Oligodendrocytes may have a different role in the development of multiple sclerosis, study finds

An international team of researchers led by Karolinska Institutet in Sweden have discovered that a cell type in the central nervous system known as oligodendrocytes might have a different role in the development of multiple sclerosis (MS) than previously thought. The findings, published in the journal Neuron, could open for new therapeutical approaches to MS.

MS is driven by immune cells attacking oligodendrocytes and the myelin they produce, which is an insulating layer ensheathing nerve cells. These attacks disrupt information flow in the brain and spinal cord and causes nerve damage that triggers symptoms associated with MS such as tremors and loss of gait.

Understanding which mechanisms influence the risk of MS is central to finding effective therapies. Previous genetic studies have found regions in the human genome that contain mutations (single nucleotide polymorphisms) associated with increased risk of MS. Many of these regions are localized near genes that are active in immune cells.

Open configuration of the genome

In this study, the researchers show in mice and human brain samples that oligodendrocytes and their progenitors have an open configuration of the genome near immune genes and at MS-risk associated regions. This suggests that the MS risk mutations may have a role in the activation of nearby genes in oligodendrocytes and their progenitors, meaning they could play a more important part than previously thought in the development of MS.

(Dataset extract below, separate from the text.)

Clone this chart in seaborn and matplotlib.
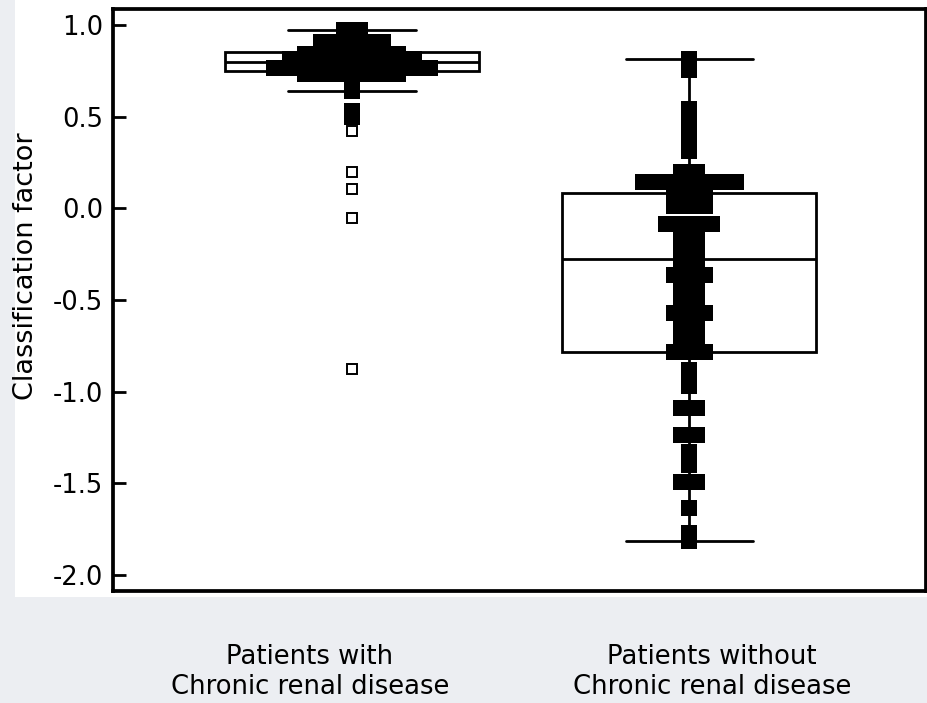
import numpy as np
import pandas as pd
import matplotlib
matplotlib.use("Agg")
import matplotlib.pyplot as plt
from matplotlib.patches import Rectangle
import seaborn as sns

# ---------------- data ----------------
groups = ["Patients with\nChronic renal disease",
          "Patients without\nChronic renal disease"]

# Patients with chronic renal disease: value levels and number of dots per level
crd_values = [0.974, 0.94, 0.925, 0.909, 0.885, 0.87, 0.854, 0.839, 0.812, 0.80,
              0.785, 0.768, 0.749, 0.733, 0.71, 0.69, 0.64, 0.53, 0.50,
              0.42, 0.20, 0.107, -0.055, -0.875]
crd_counts = [2, 1, 2, 5, 5, 2, 1, 7, 9, 1,
              5, 11, 1, 7, 1, 1, 1, 1, 1,
              1, 1, 1, 1, 1]

# Patients without chronic renal disease
non_values = [0.815, 0.755, 0.54, 0.465, 0.39, 0.315, 0.198, 0.145, 0.086, 0.01,
              -0.084, -0.16, -0.22, -0.275, -0.364, -0.448, -0.489, -0.573, -0.658,
              -0.697, -0.785, -0.88, -0.97, -1.09, -1.235, -1.33, -1.40, -1.495,
              -1.632, -1.77, -1.815]
non_counts = [1, 1, 1, 1, 1, 1, 2, 7, 3, 3,
              4, 2, 2, 2, 3, 2, 2, 3, 2,
              2, 3, 1, 1, 2, 2, 1, 1, 2,
              1, 1, 1]

y_ticks = [-2.0, -1.5, -1.0, -0.5, 0.0, 0.5, 1.0]
y_label = "Classification factor"

# ---------------- style ----------------
sns.set_style("white")
plt.rcParams["font.family"] = ["DejaVu Sans"]
plt.rcParams["axes.unicode_minus"] = False

DOT_W = 0.046          # width of one square in category units
LABEL_SHIFT = [-0.125, 0.068]

rows = []
for gi, (vals, cnts) in enumerate([(crd_values, crd_counts), (non_values, non_counts)]):
    for v, n in zip(vals, cnts):
        for k in range(n):
            rows.append(dict(group=groups[gi], pos=gi, value=v, slot=k - (n - 1) / 2))
df = pd.DataFrame(rows)

# dots drawn filled unless they are "far out" (beyond 3 IQR)
keep = np.zeros(len(df), dtype=bool)
for g in groups:
    m = (df["group"] == g).to_numpy()
    q1, q3 = np.percentile(df.loc[m, "value"], [25, 75])
    iqr = q3 - q1
    keep |= m & (df["value"] >= q1 - 3 * iqr).to_numpy() & (df["value"] <= q3 + 3 * iqr).to_numpy()
dots = df[keep].copy()
dots["x"] = dots["pos"] + dots["slot"] * DOT_W

fig = plt.figure(figsize=(9.28, 7.03), dpi=100, facecolor="#eceef2")
fig.add_artist(Rectangle((15 / 928, 1 - 597 / 703), 913 / 928, 597 / 703,
                         transform=fig.transFigure, facecolor="white",
                         edgecolor="none", zorder=-10))
ax = fig.add_axes([113 / 928, 1 - 591 / 703, 813 / 928, (591 - 9.2) / 703])
ax.set_facecolor("white")

sns.boxplot(data=df, x="group", y="value", order=groups, width=0.754,
            color="white", linecolor="black", linewidth=2.0, whis=1.5,
            fliersize=6.8,
            flierprops=dict(marker="s", markerfacecolor="white",
                            markeredgecolor="black", markeredgewidth=1.4),
            ax=ax)

sns.scatterplot(data=dots, x="x", y="value", marker="s", s=124, color="black",
                linewidth=0, legend=False, zorder=5, ax=ax)

ax.set_xlim(-0.709, 1.703)
ax.set_ylim(-2.087, 1.086)
ax.set_yticks(y_ticks)
ax.set_yticklabels([f"{t:.1f}" for t in y_ticks])
ax.set_xticks([0 + LABEL_SHIFT[0], 1 + LABEL_SHIFT[1]])
ax.set_xticklabels(groups)

for s in ax.spines.values():
    s.set_visible(True)
    s.set_linewidth(2.7)
    s.set_color("black")

ax.tick_params(axis="y", direction="in", length=9.4, width=2.0, pad=7,
               labelsize=18.6, colors="black", left=True, right=False)
ax.tick_params(axis="x", length=0, pad=38, labelsize=18.6, colors="black")
ax.set_xlabel("")
ax.set_ylabel(y_label, fontsize=19.5, color="black")
ax.yaxis.set_label_coords(-0.091, 0.5586)

fig.savefig("out.png", dpi=100, facecolor=fig.get_facecolor())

Our findings suggest that the risk for multiple sclerosis might manifest by misfunction not only of immune cells, but also of oligodendrocytes and their precursor cells."

Gonçalo Castelo-Branco, Professor, Department of Medical Biochemistry and Biophysics, Karolinska Institutet

Gonçalo Castelo-Branco conducted the study with co-first authors Mandy Meijer, a PhD student, and Eneritz Agirre, a researcher.

"These findings indicate that these cells can also be targeted for therapeutical approaches for MS, to prevent misfunction that might be caused by these mutations."